Korean Americans noted the law enforcement's abandonment of Koreatown, contrasting it with official defense lines for places like white neighborhoods of Beverly Hills and West Hollywood. Subsequently, they organized their own armed security teams composed of store owners, who defended their livelihoods from assault by the mobs.
...

Craziness to see how they're able to destroy their own neighborhood. 


Happiness said:
how the heck can one guy carry a large sofa over his head and sprint down La Cienega out of a Fedco store.

And large tv's (heavy tube tv's back in those days), never seen people move large items so darn fast, faster than any moving companies ever
 
Cops in my area choked off all the entry points to PV.  Super defensible. There are only a few main streets that head into the hill. Cops sat on each one all day and all night checking cars and IDs.  Same in all the beach cities, MB, HB, and RB.  Had friends in Venice and that area burned but nothing in the rich beach areas.
 
"LA 92" Spent a good amount of time on the build up, including the Latasha Harlins case. Just like Brock Turner in NorCal, Harlin's judge was a prime example of judiciary tone deafness.

SGIP
 
I was at UCLA at the time and we actually got National guards patrolling the street of Westwood in the hummers way before any other areas.  Besides the news on TV and hummers rolling down on the street, things are pretty much normal here at Westwood. 

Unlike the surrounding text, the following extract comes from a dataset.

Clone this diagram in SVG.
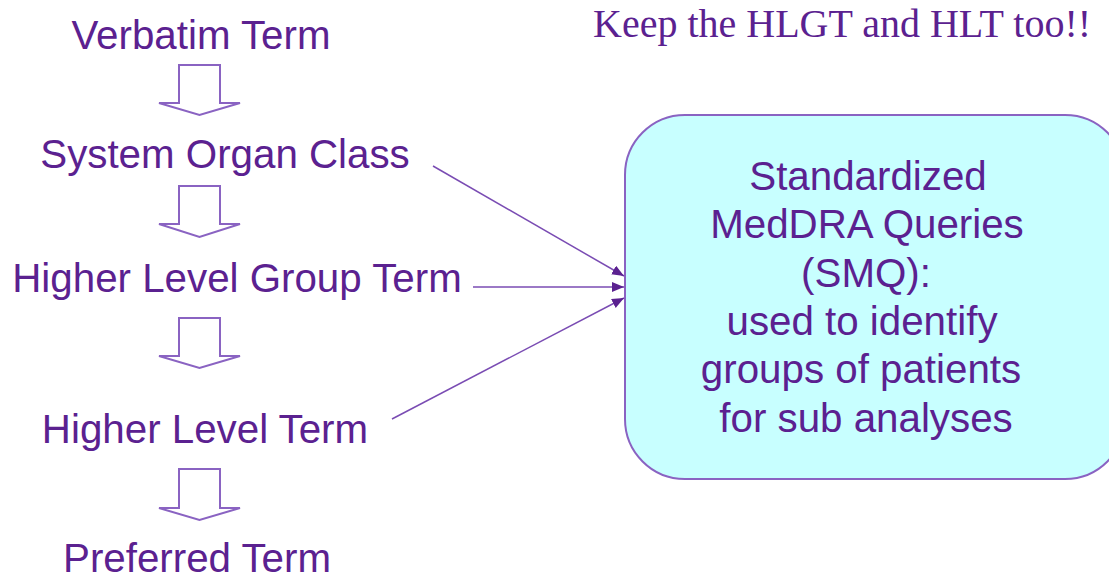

2 years later I got a job working in Compton and I can still see plenty of burn down/closed down stores and aftermath of riots on the way to/from work.  Through out the 4 years I've worked in the Compton, majority of these close down stores were never open again. 
 
Soylent Green Is People said:
"LA 92" Spent a good amount of time on the build up, including the Latasha Harlins case. Just like Brock Turner in NorCal, Harlin's judge was a prime example of judiciary tone deafness.

SGIP
Judge Karlin, who received national outrage for giving Soon Ja Du probation for killing Latasha Harlins, got reelected to the bench shortly after the riots. Moral of the story: if you're pissed about a judge, you should vote instead of riot.